Common Mistakes to Avoid

Investors, particularly those new to syndications, make predictable errors when evaluating carried interest structures. These mistakes can cost tens of thousands of dollars per deal.

The biggest mistake is focusing solely on the preferred return while ignoring the carried interest percentage. We’ve seen investors choose deals offering 9% preferred returns with 35% carried interest over deals with 8% preferred returns and 25% carried interest. The math rarely favors the higher preferred return option when the GP captures such a large profit share.

Another common error is assuming lower carried interest percentages always indicate better deals. Sometimes, experienced operators with exceptional track records command higher carry because they consistently deliver superior returns. A GP taking 30% of excellent profits often delivers better investor outcomes than a GP taking 20% of mediocre profits.

Investors also frequently overlook the cumulative preferred return calculation. Some deals compound unpaid preferred returns from previous years, while others treat each year independently. Cumulative structures provide stronger investor protection during slow-performing years.

Perhaps the most dangerous mistake is not understanding when carried interest resets. In some deals, if the property underperforms early but recovers later, the GP can still capture significant carry even if overall investor returns remain modest. Look for structures that require investors to achieve their full projected returns before meaningful carried interest kicks in.

According to industry surveys, over 60% of first-time syndication investors admit they didn’t fully understand the carried interest structure before investing.

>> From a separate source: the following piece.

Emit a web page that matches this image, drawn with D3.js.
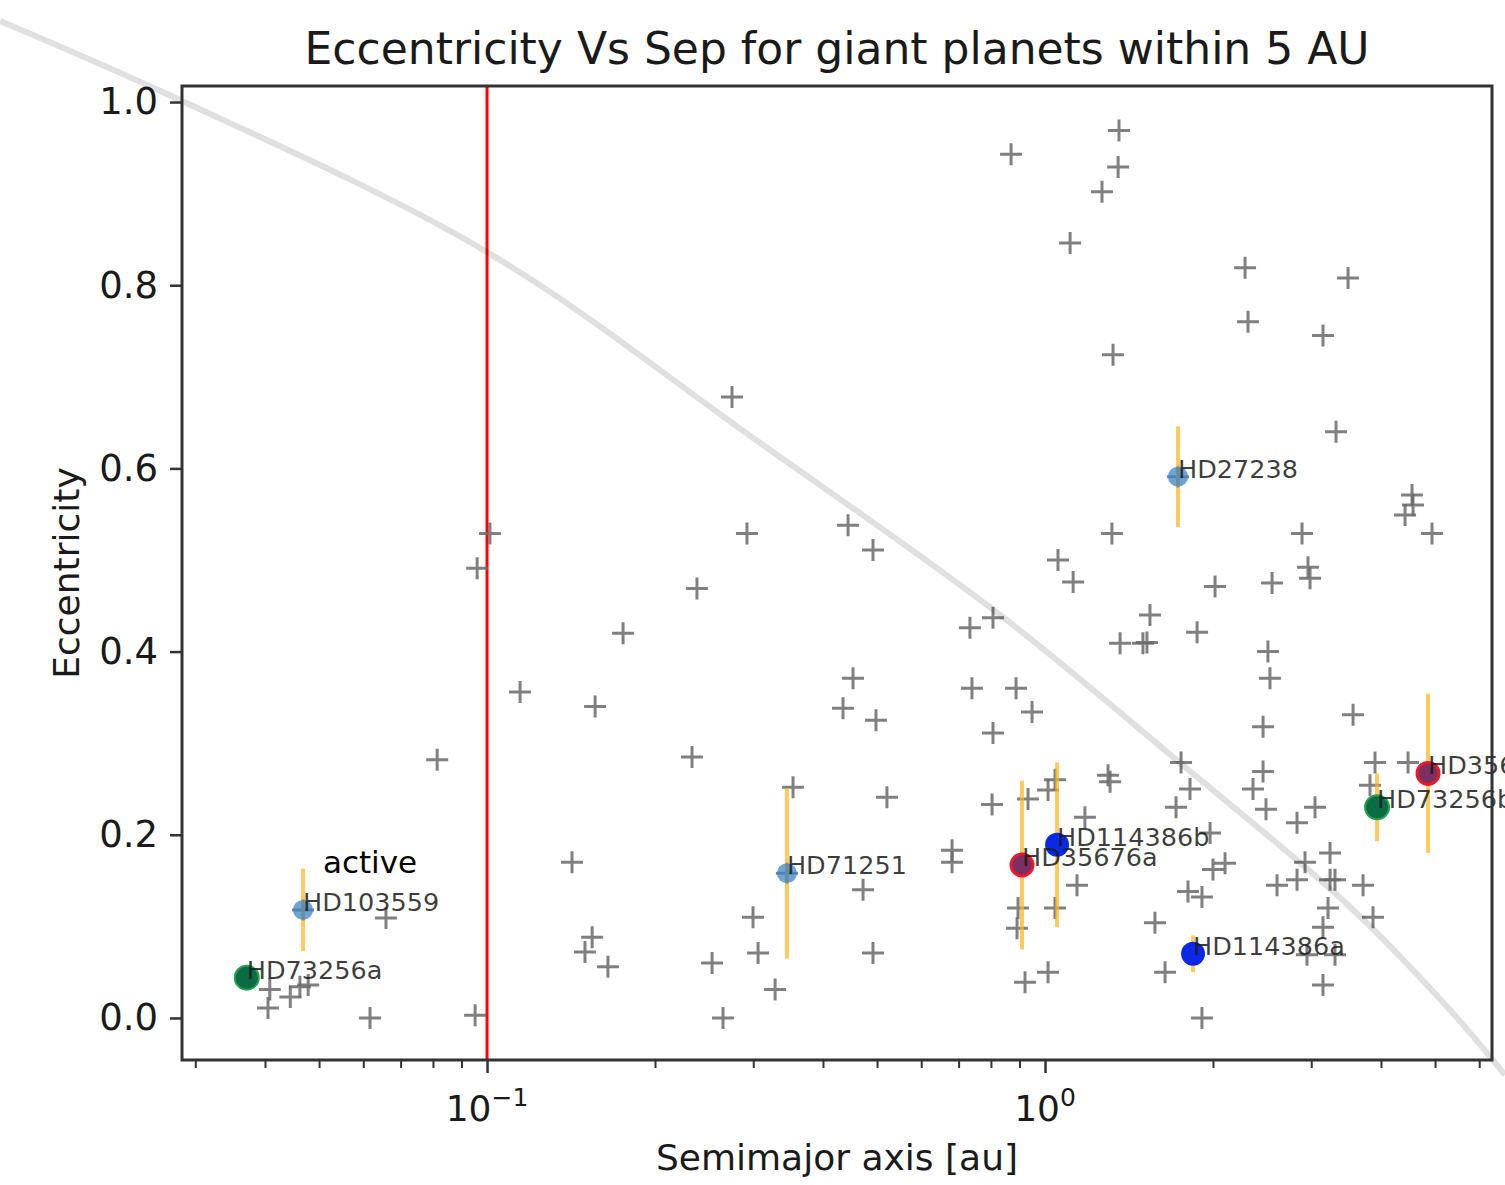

This knowledge gap often leads to disappointment when profit distributions don’t meet expectations.

The solution is simple but requires discipline: never invest in a syndication until you can explain the carried interest waterfall to someone else. If you can’t clearly articulate how profits flow through the structure, you’re not ready to commit capital.

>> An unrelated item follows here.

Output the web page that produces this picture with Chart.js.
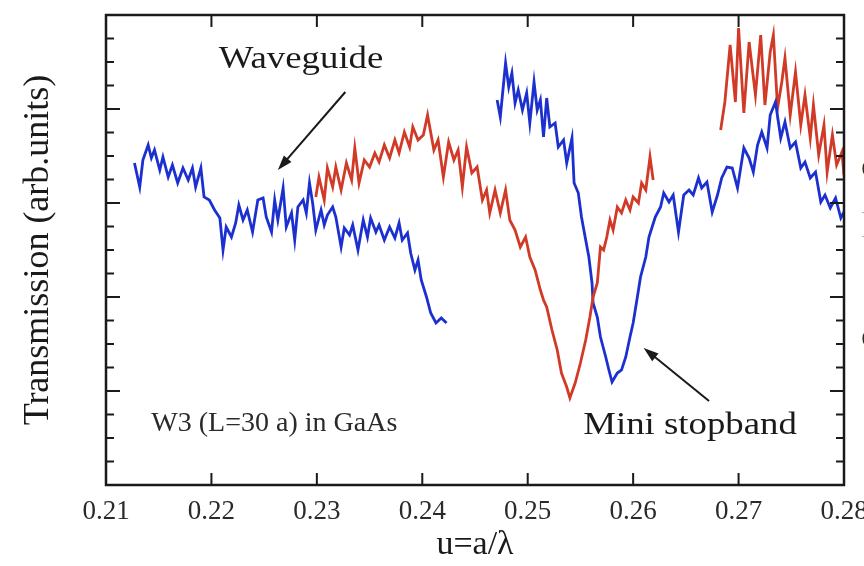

“Speed of adjustment. That’s the real edge in this business,” and the fastest adjustment you can make is thoroughly understanding exactly how you and your GP will share in the deal’s success.

Frequently Asked Questions

What’s the difference between carried interest and management fees?

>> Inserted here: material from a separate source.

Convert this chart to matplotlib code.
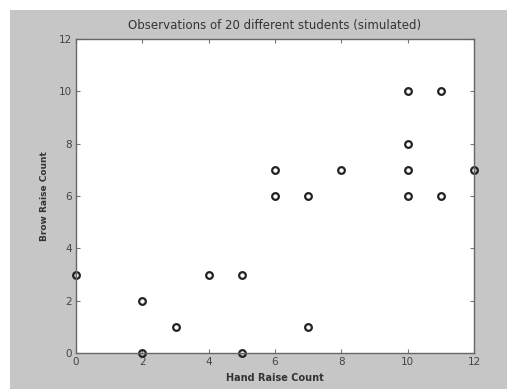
import matplotlib
matplotlib.use("Agg")
import matplotlib.pyplot as plt
from matplotlib.patches import Rectangle

# hand raises vs brow raises, one point per student
hand_raises = [0, 2, 2, 3, 4, 5, 5, 6, 6, 7, 7, 8, 10, 10, 10, 10, 11, 11, 12]
brow_raises = [3, 2, 0, 1, 3, 3, 0, 7, 6, 6, 1, 7, 10, 8, 7, 6, 10, 6, 7]
ticks = [0, 2, 4, 6, 8, 10, 12]

W, H = 507, 389
fig = plt.figure(figsize=(W / 100, H / 100), dpi=100, facecolor="white")
# matlab-style grey figure panel (screenshot has a thin white margin top/left)
fig.patches.append(Rectangle((10 / W, 0), 1, 1 - 10 / H, transform=fig.transFigure,
                             facecolor="#c6c6c6", edgecolor="none", zorder=-1))

ax = fig.add_axes([76 / W, 1 - 353 / H, (474 - 76) / W, (353 - 39) / H])
ax.set_facecolor("white")
ax.plot(hand_raises, brow_raises, "o", mfc="none", mec="#222222", ms=4.8, mew=1.6, clip_on=False)

ax.set_xlim(0, 12); ax.set_ylim(0, 12)
ax.set_xticks(ticks); ax.set_yticks(ticks)
ax.tick_params(direction="in", top=True, right=True, length=3, width=0.8,
               color="#777777", labelcolor="#444444", labelsize=7.5, pad=3)
for s in ax.spines.values():
    s.set_color("#666666"); s.set_linewidth(1.0)

ax.set_title("Observations of 20 different students (simulated)", fontsize=8.5, color="#333333", pad=7)
ax.set_xlabel("Hand Raise Count", fontsize=7, fontweight="bold", color="#333333", labelpad=4)
ax.set_ylabel("Brow Raise Count", fontsize=6.5, fontweight="bold", color="#333333", labelpad=7)

fig.savefig("out.png", dpi=100)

Management fees are fixed payments GPs receive for operating the property, typically 1-3% of gross rental income annually, regardless of performance. Carried interest is performance-based compensation that GPs only receive when the deal generates profits above the preferred return threshold for investors.

How does carried interest work if a deal loses money?

If a syndication loses money, GPs typically receive no carried interest since investors haven’t achieved their preferred returns. However, GPs may still receive management fees and other operational compensation. Some deals include clawback provisions requiring GPs to return previously distributed carried interest if overall returns fall short.

Is 25% carried interest considered reasonable for multifamily syndications?

Yes, 25% carried interest falls within typical market ranges for multifamily syndications, especially for experienced operators. The reasonableness depends on the complete structure including preferred return, track record, and deal quality. Focus on the overall risk-adjusted returns rather than just the carry percentage.

When do LPs typically receive carried interest distributions?

Most syndications distribute carried interest in two phases: during operations (if cash flows exceed preferred return requirements) and upon sale or refinance. The majority of carried interest usually comes at the back end when the property is sold, as this is when the largest profits are typically realized.

Can carried interest percentages change during the investment period?

Carried interest percentages are typically fixed at the deal’s inception and outlined in the private placement memorandum. However, some sophisticated structures include multiple hurdle rates where the GP’s profit share increases as investor returns exceed higher thresholds, incentivizing exceptional performance.